▸ EXERCISE: Extract only the lines from the start of the entries below to the line with "økonomioppgaver vs øvrige", inclusive; omit every picture.

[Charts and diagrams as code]
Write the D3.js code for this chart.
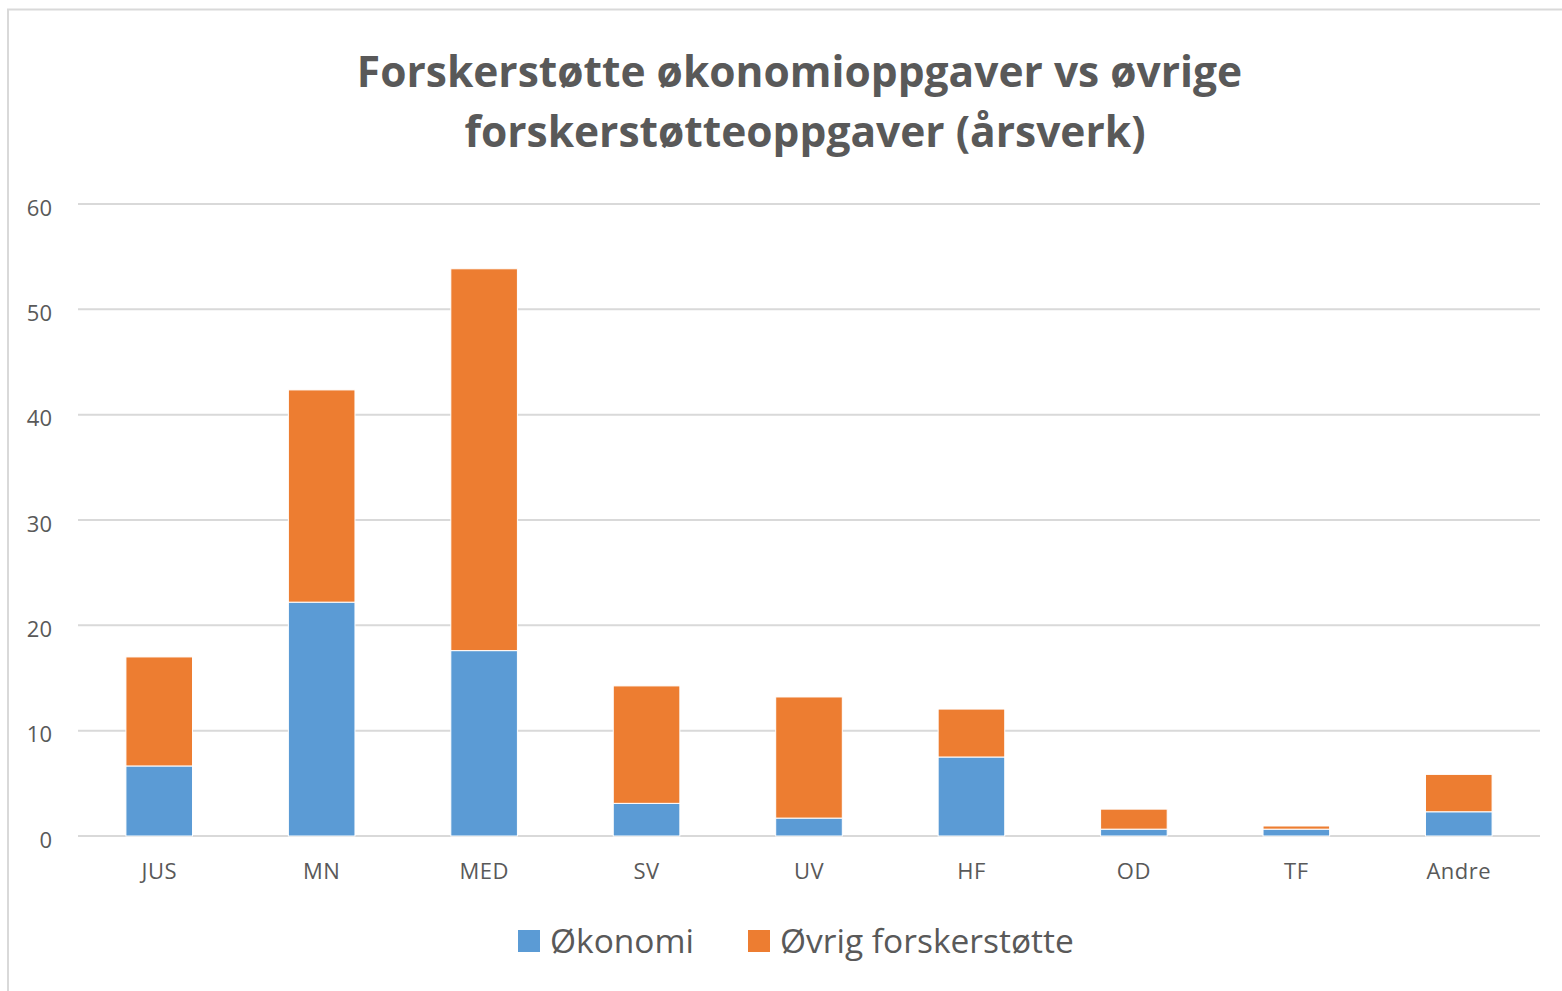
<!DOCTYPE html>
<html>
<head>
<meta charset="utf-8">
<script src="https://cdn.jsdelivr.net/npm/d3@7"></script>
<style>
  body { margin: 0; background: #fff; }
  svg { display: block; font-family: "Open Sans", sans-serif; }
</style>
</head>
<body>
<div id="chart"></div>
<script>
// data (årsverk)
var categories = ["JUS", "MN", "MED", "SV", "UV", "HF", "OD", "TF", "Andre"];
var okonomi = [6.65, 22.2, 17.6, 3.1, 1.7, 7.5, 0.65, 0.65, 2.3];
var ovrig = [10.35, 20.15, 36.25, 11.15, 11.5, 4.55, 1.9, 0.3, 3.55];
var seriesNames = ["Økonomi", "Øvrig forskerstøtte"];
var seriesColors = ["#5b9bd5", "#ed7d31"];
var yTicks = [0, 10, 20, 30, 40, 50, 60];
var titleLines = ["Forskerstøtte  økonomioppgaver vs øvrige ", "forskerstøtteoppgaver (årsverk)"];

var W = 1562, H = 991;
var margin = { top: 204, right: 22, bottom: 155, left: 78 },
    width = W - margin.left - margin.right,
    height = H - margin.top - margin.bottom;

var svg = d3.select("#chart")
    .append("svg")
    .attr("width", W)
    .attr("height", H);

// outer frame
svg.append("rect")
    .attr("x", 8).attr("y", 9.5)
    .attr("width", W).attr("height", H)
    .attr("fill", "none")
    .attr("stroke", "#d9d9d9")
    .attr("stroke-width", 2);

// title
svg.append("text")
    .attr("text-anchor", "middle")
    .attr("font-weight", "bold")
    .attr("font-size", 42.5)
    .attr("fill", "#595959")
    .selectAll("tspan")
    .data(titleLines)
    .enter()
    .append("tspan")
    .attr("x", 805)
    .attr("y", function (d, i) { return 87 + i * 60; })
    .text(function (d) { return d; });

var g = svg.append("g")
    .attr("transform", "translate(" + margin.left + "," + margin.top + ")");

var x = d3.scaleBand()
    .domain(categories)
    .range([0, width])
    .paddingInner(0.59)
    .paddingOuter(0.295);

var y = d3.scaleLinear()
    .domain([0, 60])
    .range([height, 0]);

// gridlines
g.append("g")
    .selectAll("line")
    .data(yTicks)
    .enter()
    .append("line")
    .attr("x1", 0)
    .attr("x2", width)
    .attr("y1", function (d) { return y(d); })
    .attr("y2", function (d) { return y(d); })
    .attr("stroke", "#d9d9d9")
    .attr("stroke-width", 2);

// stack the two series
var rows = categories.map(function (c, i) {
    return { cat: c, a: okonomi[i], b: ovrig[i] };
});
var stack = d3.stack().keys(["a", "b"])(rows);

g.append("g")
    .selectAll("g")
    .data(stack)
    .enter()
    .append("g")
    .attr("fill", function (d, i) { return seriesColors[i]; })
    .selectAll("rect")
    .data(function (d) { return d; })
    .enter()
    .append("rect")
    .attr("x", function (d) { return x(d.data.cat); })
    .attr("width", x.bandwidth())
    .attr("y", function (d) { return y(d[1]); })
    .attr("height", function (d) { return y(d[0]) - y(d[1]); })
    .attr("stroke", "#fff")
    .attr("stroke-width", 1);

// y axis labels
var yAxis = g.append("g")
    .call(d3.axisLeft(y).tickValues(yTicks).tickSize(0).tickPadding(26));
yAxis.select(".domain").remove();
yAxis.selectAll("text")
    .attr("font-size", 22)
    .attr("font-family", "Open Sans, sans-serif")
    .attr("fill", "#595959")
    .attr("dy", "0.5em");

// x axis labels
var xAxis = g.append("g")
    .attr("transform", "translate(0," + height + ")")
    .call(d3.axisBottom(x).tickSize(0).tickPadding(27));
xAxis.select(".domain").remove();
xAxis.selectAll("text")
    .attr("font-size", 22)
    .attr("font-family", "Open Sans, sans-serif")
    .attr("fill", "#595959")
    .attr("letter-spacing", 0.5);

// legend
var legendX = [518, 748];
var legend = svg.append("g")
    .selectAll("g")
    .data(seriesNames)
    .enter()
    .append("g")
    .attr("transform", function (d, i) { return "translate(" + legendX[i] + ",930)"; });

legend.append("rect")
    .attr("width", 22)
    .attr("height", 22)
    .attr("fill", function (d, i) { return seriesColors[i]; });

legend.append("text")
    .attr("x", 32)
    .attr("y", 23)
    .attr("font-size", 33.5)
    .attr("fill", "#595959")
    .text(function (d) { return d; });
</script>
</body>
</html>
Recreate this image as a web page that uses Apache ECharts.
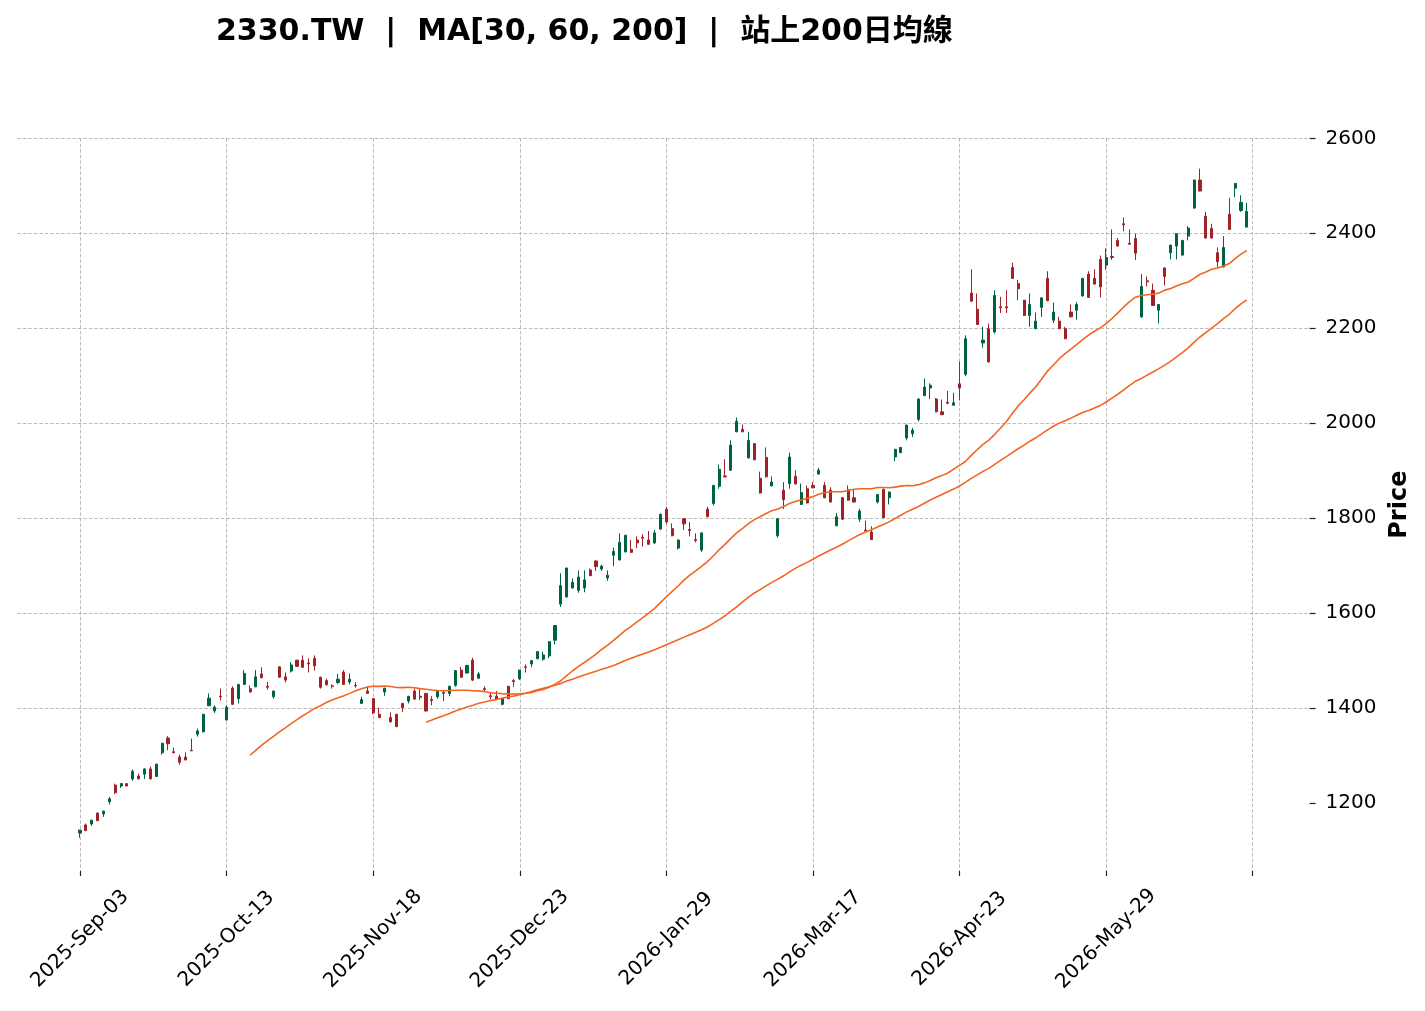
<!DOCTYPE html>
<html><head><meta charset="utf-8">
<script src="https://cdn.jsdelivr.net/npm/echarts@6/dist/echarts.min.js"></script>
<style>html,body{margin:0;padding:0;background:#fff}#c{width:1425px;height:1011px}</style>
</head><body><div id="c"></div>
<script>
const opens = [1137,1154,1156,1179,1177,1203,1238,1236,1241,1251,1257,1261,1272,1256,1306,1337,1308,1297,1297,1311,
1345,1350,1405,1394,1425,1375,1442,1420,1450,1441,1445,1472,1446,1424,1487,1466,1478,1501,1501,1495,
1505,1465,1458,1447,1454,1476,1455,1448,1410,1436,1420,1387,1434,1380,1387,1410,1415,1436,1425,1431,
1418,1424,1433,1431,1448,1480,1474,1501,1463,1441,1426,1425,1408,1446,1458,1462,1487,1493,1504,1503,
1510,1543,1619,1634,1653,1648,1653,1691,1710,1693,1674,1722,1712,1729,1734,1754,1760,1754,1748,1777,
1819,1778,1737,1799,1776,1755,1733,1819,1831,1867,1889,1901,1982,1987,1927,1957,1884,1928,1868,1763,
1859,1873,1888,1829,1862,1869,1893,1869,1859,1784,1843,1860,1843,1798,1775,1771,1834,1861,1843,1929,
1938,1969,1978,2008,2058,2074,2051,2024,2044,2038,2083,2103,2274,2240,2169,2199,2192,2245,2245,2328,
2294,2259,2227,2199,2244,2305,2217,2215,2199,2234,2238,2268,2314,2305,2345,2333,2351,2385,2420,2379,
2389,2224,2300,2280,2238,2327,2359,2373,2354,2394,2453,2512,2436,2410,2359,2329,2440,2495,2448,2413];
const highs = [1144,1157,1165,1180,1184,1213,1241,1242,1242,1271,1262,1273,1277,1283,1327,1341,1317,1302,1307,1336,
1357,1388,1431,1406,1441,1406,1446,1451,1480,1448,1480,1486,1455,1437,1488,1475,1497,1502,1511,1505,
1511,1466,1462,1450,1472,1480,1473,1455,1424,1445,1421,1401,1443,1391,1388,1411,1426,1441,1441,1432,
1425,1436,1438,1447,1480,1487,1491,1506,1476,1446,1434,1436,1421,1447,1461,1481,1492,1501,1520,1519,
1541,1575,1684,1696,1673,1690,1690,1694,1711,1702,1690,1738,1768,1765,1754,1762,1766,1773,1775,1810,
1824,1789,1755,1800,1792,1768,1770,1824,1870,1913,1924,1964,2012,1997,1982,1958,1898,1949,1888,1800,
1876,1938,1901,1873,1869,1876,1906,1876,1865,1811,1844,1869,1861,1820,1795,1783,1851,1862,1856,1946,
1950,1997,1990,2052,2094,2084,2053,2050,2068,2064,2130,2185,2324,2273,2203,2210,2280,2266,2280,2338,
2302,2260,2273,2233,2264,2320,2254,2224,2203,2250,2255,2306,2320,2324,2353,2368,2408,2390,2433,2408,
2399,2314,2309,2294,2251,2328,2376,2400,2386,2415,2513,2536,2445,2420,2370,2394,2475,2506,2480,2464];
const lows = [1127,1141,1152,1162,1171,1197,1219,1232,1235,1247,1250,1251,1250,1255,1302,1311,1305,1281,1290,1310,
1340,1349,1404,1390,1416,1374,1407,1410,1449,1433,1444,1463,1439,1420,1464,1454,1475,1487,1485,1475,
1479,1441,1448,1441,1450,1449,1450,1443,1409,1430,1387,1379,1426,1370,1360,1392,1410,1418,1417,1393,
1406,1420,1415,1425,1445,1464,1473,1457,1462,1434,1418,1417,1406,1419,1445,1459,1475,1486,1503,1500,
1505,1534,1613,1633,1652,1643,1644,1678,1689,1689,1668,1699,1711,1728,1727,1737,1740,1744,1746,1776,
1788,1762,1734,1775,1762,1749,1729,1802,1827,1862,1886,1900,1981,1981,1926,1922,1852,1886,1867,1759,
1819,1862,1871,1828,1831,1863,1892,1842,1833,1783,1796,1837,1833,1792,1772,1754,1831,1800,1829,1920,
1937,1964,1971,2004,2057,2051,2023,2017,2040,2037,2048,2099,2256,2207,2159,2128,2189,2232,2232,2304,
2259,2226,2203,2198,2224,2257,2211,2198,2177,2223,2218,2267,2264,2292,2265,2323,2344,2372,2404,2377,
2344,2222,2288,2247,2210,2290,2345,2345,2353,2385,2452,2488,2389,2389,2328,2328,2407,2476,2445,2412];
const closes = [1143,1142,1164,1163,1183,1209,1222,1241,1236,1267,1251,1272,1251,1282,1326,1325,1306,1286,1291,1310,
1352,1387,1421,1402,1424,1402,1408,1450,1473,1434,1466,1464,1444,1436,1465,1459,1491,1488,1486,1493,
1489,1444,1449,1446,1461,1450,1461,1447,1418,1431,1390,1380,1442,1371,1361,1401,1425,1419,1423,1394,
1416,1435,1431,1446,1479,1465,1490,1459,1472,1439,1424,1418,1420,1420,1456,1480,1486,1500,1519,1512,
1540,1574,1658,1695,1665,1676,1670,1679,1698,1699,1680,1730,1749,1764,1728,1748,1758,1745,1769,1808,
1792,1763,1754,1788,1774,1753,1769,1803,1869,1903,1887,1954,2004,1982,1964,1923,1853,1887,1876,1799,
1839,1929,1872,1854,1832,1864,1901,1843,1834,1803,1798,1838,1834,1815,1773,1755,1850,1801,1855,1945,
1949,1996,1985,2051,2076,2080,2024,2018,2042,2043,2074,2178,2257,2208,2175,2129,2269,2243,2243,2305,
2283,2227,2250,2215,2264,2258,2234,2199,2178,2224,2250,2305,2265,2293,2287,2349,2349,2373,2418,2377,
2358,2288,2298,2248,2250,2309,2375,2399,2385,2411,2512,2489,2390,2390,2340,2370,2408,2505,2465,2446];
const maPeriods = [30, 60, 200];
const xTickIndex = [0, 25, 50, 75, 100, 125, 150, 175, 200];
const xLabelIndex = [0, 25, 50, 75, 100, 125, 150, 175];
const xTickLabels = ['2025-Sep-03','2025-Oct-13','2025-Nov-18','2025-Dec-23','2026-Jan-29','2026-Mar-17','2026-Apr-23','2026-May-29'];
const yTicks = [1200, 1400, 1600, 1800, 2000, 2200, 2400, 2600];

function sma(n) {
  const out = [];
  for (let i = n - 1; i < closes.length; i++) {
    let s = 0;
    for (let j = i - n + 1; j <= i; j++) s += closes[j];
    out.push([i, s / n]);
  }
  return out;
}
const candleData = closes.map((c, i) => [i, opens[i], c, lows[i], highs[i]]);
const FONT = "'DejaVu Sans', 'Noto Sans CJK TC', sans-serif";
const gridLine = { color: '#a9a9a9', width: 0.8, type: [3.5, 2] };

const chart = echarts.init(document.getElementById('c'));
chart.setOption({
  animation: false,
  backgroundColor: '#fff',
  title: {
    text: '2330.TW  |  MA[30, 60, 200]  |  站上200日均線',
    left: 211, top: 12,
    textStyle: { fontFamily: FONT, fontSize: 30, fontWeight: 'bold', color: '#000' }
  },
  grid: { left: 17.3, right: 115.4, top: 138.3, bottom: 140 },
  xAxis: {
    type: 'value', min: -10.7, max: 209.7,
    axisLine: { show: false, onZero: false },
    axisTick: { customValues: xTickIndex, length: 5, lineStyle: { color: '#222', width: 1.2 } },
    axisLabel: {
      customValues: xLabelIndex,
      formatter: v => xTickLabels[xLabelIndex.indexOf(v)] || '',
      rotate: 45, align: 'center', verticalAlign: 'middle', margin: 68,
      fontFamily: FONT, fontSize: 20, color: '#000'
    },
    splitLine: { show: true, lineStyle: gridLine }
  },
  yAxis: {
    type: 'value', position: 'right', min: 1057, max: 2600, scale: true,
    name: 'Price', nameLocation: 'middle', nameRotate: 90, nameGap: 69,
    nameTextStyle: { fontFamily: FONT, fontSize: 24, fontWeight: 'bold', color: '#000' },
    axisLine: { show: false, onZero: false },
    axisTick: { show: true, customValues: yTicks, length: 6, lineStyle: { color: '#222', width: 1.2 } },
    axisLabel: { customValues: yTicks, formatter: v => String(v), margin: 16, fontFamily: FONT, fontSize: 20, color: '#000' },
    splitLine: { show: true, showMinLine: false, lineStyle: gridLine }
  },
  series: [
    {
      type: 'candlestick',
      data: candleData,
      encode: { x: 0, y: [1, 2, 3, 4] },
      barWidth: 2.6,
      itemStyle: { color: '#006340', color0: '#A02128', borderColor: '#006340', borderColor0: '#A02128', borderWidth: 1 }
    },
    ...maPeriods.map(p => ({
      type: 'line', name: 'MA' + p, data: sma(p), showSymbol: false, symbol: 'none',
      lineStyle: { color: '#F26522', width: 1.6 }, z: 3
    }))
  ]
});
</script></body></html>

▸ WRITTEN SOLUTION:
Write the D3.js code for this chart.
<!DOCTYPE html>
<html>
<head>
<meta charset="utf-8">
<script src="https://cdn.jsdelivr.net/npm/d3@7"></script>
<style>
  body { margin: 0; background: #fff; }
  svg { display: block; font-family: "Open Sans", sans-serif; }
</style>
</head>
<body>
<div id="chart"></div>
<script>
// data (årsverk)
var categories = ["JUS", "MN", "MED", "SV", "UV", "HF", "OD", "TF", "Andre"];
var okonomi = [6.65, 22.2, 17.6, 3.1, 1.7, 7.5, 0.65, 0.65, 2.3];
var ovrig = [10.35, 20.15, 36.25, 11.15, 11.5, 4.55, 1.9, 0.3, 3.55];
var seriesNames = ["Økonomi", "Øvrig forskerstøtte"];
var seriesColors = ["#5b9bd5", "#ed7d31"];
var yTicks = [0, 10, 20, 30, 40, 50, 60];
var titleLines = ["Forskerstøtte  økonomioppgaver vs øvrige ", "forskerstøtteoppgaver (årsverk)"];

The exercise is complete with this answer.